Written task: Each line from the line with "Write the Bokeh code for this chart." to the line with "xr = Range1d(-0.5077, 3.4536)", inclusive, is to be repeated exactly; no other line and no picture belongs in the copy.
+---+
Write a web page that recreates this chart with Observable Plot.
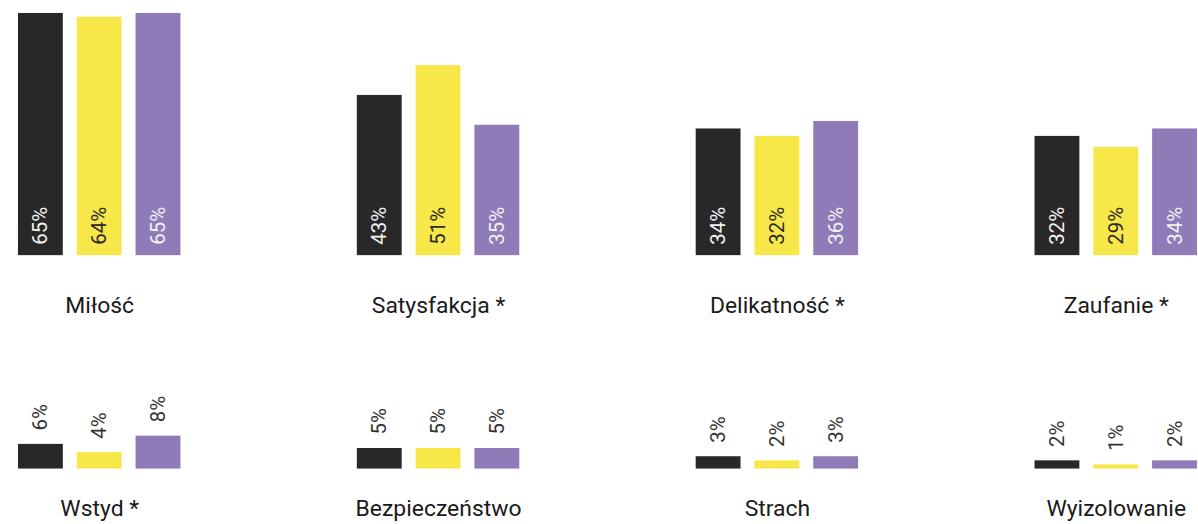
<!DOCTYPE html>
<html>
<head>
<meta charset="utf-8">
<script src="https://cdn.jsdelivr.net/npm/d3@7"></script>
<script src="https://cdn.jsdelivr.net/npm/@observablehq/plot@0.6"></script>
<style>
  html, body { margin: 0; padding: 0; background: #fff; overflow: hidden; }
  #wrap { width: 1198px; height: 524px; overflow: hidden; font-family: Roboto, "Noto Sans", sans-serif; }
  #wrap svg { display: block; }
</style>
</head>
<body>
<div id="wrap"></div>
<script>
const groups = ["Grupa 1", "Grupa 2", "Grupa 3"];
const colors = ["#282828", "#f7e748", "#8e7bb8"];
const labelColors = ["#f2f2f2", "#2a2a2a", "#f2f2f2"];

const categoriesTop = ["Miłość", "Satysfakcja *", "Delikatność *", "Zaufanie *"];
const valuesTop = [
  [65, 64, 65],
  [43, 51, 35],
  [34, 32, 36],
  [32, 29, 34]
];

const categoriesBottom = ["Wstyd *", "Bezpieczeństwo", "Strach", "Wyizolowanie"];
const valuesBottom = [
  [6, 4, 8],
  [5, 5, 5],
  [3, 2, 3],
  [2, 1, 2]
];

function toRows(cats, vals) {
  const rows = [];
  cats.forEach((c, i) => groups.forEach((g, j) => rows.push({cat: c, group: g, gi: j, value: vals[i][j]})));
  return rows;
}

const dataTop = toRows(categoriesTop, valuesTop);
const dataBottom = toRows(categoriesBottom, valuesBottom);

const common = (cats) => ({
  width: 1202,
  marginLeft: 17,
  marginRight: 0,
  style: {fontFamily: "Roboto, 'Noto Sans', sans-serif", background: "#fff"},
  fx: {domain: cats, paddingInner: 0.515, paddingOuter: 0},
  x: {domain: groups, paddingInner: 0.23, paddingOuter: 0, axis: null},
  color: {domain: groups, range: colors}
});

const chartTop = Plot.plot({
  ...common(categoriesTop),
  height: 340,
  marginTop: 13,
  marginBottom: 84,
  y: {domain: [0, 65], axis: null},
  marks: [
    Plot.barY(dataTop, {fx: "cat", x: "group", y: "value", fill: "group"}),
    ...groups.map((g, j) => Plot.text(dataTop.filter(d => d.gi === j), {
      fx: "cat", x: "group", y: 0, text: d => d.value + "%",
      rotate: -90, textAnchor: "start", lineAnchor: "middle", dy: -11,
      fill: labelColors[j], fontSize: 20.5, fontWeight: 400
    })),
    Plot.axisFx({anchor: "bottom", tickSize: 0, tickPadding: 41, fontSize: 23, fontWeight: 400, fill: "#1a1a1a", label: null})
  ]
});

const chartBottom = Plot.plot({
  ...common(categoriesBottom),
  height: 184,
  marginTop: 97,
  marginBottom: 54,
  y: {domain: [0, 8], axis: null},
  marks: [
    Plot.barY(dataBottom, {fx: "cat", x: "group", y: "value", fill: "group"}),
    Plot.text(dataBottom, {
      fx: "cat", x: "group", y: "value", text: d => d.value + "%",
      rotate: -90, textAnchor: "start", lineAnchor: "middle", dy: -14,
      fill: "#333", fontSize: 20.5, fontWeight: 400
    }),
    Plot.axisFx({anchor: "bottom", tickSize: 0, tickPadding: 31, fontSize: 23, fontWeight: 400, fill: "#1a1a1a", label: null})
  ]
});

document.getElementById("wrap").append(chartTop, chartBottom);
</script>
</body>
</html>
+---+
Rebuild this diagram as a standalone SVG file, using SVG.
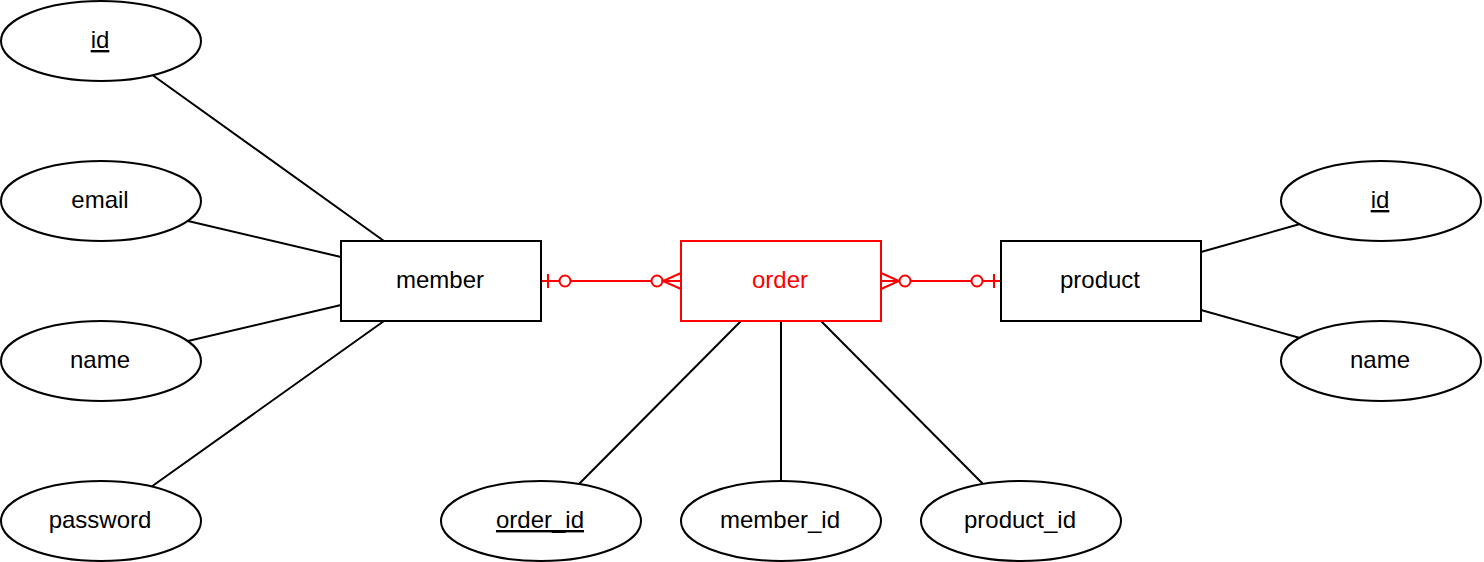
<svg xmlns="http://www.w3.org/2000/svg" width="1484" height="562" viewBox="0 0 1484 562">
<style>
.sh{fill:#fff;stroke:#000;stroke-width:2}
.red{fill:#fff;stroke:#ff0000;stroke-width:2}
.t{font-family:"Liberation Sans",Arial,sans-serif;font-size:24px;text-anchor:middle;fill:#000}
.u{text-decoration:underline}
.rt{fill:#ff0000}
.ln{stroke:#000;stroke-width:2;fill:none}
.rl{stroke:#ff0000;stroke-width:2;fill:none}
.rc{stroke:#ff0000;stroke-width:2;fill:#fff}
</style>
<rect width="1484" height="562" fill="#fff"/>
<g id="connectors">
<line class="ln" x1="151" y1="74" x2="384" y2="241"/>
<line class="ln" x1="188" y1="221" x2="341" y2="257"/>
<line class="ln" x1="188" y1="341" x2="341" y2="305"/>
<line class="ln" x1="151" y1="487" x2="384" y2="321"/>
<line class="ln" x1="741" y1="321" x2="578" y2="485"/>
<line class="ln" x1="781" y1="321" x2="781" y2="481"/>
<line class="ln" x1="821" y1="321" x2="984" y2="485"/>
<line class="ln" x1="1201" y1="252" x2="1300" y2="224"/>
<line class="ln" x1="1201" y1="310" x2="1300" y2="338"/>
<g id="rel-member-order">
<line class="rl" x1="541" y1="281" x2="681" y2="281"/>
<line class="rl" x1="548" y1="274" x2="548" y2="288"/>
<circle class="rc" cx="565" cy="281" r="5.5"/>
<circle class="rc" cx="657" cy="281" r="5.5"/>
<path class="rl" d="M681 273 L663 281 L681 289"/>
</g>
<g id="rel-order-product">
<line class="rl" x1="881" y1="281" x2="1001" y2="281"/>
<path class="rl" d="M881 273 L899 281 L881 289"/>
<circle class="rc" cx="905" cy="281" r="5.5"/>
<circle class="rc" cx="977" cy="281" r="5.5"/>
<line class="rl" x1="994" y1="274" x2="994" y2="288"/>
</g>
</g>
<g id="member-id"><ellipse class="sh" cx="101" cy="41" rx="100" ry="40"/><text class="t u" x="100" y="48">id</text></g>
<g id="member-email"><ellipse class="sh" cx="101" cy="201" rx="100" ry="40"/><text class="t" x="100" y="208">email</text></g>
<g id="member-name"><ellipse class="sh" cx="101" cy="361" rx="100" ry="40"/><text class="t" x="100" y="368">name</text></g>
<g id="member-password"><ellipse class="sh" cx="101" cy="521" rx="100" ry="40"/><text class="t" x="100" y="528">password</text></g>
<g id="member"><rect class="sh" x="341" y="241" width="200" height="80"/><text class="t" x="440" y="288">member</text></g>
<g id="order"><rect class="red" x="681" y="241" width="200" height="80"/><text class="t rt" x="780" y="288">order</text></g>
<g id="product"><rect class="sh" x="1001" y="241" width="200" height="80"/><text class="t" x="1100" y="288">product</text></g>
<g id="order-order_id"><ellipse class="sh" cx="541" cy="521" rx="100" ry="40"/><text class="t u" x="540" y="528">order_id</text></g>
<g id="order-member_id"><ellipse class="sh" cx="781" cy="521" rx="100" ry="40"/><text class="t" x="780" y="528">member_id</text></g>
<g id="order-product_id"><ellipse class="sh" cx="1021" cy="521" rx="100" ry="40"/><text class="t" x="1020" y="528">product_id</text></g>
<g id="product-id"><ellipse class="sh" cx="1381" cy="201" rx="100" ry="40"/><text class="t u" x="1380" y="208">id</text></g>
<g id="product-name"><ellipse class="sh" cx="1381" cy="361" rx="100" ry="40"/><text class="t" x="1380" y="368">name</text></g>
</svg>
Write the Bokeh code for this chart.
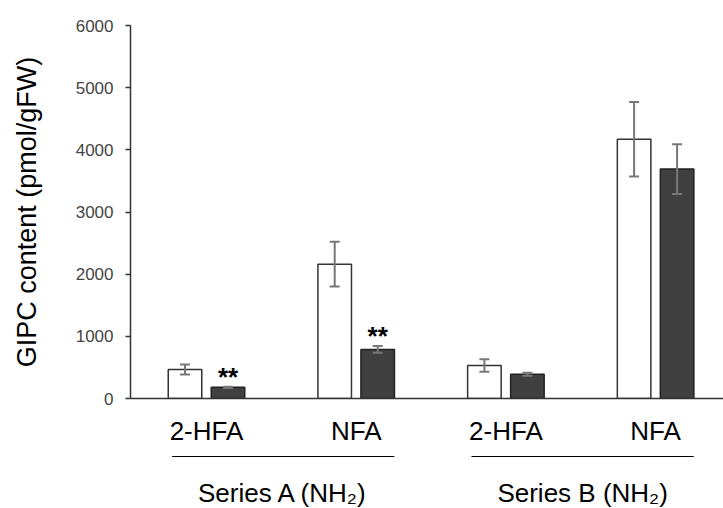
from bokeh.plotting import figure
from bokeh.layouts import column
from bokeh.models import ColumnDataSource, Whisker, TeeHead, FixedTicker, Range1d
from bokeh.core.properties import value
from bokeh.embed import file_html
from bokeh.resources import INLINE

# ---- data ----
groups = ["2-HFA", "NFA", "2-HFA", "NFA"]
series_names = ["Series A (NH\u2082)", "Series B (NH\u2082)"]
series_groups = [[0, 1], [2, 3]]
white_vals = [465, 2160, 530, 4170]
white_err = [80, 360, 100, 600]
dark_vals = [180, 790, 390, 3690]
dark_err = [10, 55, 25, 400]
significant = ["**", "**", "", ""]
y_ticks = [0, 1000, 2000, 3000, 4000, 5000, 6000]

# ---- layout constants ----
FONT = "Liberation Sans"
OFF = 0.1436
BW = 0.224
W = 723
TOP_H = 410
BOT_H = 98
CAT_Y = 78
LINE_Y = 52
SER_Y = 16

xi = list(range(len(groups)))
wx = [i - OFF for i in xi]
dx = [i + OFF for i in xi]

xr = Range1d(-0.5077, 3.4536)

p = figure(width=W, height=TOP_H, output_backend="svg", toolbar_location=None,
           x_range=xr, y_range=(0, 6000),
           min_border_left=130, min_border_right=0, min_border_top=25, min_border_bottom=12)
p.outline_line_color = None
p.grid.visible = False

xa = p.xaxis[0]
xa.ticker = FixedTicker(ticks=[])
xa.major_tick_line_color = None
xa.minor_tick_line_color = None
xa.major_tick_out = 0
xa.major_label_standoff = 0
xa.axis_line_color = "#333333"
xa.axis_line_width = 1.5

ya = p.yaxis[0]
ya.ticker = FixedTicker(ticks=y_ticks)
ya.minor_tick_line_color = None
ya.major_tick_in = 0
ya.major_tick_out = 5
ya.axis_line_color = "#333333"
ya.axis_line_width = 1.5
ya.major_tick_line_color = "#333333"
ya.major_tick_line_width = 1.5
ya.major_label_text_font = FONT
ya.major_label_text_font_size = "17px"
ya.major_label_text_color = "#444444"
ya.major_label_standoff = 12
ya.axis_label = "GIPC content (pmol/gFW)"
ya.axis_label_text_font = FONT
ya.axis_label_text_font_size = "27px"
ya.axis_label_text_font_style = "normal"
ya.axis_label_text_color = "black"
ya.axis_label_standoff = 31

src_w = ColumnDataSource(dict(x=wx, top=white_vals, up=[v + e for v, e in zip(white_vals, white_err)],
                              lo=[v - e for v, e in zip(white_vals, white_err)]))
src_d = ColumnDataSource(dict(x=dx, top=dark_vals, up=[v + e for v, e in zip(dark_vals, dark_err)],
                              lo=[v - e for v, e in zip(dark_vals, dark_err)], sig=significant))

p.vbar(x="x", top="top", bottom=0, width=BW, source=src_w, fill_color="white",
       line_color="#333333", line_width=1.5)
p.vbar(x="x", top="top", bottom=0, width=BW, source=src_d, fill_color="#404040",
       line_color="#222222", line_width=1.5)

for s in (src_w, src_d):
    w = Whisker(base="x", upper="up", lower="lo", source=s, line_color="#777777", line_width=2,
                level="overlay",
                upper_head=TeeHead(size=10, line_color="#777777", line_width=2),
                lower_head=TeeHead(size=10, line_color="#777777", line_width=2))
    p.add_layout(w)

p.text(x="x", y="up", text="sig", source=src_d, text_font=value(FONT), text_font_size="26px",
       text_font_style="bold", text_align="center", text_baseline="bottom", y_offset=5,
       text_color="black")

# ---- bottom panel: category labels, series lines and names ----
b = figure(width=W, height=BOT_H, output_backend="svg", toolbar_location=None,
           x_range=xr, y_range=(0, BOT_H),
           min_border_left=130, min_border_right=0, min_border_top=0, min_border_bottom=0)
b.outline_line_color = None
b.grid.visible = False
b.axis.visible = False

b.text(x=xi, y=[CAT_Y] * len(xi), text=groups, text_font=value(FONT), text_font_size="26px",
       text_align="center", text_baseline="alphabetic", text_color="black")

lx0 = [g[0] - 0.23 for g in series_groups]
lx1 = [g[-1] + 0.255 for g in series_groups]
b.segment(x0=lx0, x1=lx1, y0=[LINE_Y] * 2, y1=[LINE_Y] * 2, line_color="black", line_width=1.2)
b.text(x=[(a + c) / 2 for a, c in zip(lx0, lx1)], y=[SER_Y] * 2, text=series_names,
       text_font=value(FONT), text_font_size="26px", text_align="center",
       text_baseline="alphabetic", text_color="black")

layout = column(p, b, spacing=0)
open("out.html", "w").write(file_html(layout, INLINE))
+---+
Solved problem:
Write the Bokeh code for this chart.
from bokeh.plotting import figure
from bokeh.layouts import column
from bokeh.models import ColumnDataSource, Whisker, TeeHead, FixedTicker, Range1d
from bokeh.core.properties import value
from bokeh.embed import file_html
from bokeh.resources import INLINE

# ---- data ----
groups = ["2-HFA", "NFA", "2-HFA", "NFA"]
series_names = ["Series A (NH\u2082)", "Series B (NH\u2082)"]
series_groups = [[0, 1], [2, 3]]
white_vals = [465, 2160, 530, 4170]
white_err = [80, 360, 100, 600]
dark_vals = [180, 790, 390, 3690]
dark_err = [10, 55, 25, 400]
significant = ["**", "**", "", ""]
y_ticks = [0, 1000, 2000, 3000, 4000, 5000, 6000]

# ---- layout constants ----
FONT = "Liberation Sans"
OFF = 0.1436
BW = 0.224
W = 723
TOP_H = 410
BOT_H = 98
CAT_Y = 78
LINE_Y = 52
SER_Y = 16

xi = list(range(len(groups)))
wx = [i - OFF for i in xi]
dx = [i + OFF for i in xi]

xr = Range1d(-0.5077, 3.4536)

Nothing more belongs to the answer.